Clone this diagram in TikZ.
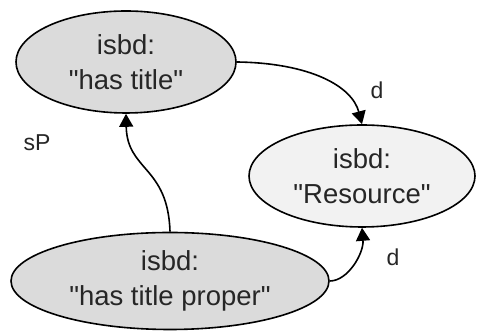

==

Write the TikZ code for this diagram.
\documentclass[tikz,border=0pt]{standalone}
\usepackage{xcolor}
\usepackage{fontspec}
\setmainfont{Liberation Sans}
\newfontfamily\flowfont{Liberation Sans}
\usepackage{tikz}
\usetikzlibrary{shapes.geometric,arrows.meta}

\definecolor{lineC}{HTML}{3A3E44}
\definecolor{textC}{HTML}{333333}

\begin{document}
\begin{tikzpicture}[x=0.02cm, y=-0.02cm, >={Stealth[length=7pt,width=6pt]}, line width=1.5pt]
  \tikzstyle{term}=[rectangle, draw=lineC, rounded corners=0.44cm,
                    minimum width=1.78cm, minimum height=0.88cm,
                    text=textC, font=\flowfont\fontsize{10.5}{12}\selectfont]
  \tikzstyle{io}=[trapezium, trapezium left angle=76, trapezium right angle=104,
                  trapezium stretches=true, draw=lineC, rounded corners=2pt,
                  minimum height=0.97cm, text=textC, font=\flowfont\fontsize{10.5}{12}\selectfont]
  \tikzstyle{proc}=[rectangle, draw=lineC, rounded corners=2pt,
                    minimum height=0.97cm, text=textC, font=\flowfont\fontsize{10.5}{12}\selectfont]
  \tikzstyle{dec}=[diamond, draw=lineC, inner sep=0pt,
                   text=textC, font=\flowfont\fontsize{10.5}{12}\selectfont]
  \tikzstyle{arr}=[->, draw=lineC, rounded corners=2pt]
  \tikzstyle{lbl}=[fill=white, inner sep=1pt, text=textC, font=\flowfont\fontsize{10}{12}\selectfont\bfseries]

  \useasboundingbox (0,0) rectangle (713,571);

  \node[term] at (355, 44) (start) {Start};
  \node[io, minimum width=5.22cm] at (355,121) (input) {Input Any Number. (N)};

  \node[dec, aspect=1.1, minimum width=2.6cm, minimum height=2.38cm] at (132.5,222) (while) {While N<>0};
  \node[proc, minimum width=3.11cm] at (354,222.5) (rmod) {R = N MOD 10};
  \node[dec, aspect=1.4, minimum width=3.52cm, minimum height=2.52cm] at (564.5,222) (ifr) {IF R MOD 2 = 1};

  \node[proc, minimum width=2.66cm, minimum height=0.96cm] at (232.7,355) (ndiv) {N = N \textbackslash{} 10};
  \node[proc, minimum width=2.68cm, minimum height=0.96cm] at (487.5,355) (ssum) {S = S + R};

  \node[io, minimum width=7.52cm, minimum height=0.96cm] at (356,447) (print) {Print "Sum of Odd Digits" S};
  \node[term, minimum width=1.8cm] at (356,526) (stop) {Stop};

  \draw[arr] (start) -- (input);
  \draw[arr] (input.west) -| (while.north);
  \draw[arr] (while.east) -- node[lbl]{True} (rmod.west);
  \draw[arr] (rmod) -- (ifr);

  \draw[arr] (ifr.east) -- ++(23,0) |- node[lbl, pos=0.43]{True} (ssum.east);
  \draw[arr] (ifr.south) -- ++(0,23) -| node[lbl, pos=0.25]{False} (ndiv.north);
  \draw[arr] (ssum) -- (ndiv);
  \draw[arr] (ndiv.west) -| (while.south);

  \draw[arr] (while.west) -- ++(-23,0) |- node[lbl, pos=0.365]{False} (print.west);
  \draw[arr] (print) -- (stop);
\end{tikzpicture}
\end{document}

### DIRECTIONS
Start at the line with "Write the TikZ code for this diagram." and stop after the line with "minimum width=3.52cm, minimum". Repeat exactly the lines in that range.

### ANSWER BELOW
Write the TikZ code for this diagram.
\documentclass[tikz,border=0pt]{standalone}
\usepackage{xcolor}
\usepackage{fontspec}
\setmainfont{Liberation Sans}
\newfontfamily\flowfont{Liberation Sans}
\usepackage{tikz}
\usetikzlibrary{shapes.geometric,arrows.meta}

\definecolor{lineC}{HTML}{3A3E44}
\definecolor{textC}{HTML}{333333}

\begin{document}
\begin{tikzpicture}[x=0.02cm, y=-0.02cm, >={Stealth[length=7pt,width=6pt]}, line width=1.5pt]
  \tikzstyle{term}=[rectangle, draw=lineC, rounded corners=0.44cm,
                    minimum width=1.78cm, minimum height=0.88cm,
                    text=textC, font=\flowfont\fontsize{10.5}{12}\selectfont]
  \tikzstyle{io}=[trapezium, trapezium left angle=76, trapezium right angle=104,
                  trapezium stretches=true, draw=lineC, rounded corners=2pt,
                  minimum height=0.97cm, text=textC, font=\flowfont\fontsize{10.5}{12}\selectfont]
  \tikzstyle{proc}=[rectangle, draw=lineC, rounded corners=2pt,
                    minimum height=0.97cm, text=textC, font=\flowfont\fontsize{10.5}{12}\selectfont]
  \tikzstyle{dec}=[diamond, draw=lineC, inner sep=0pt,
                   text=textC, font=\flowfont\fontsize{10.5}{12}\selectfont]
  \tikzstyle{arr}=[->, draw=lineC, rounded corners=2pt]
  \tikzstyle{lbl}=[fill=white, inner sep=1pt, text=textC, font=\flowfont\fontsize{10}{12}\selectfont\bfseries]

  \useasboundingbox (0,0) rectangle (713,571);

  \node[term] at (355, 44) (start) {Start};
  \node[io, minimum width=5.22cm] at (355,121) (input) {Input Any Number. (N)};

  \node[dec, aspect=1.1, minimum width=2.6cm, minimum height=2.38cm] at (132.5,222) (while) {While N<>0};
  \node[proc, minimum width=3.11cm] at (354,222.5) (rmod) {R = N MOD 10};
  \node[dec, aspect=1.4, minimum width=3.52cm, minimum height=2.52cm] at (564.5,222) (ifr) {IF R MOD 2 = 1};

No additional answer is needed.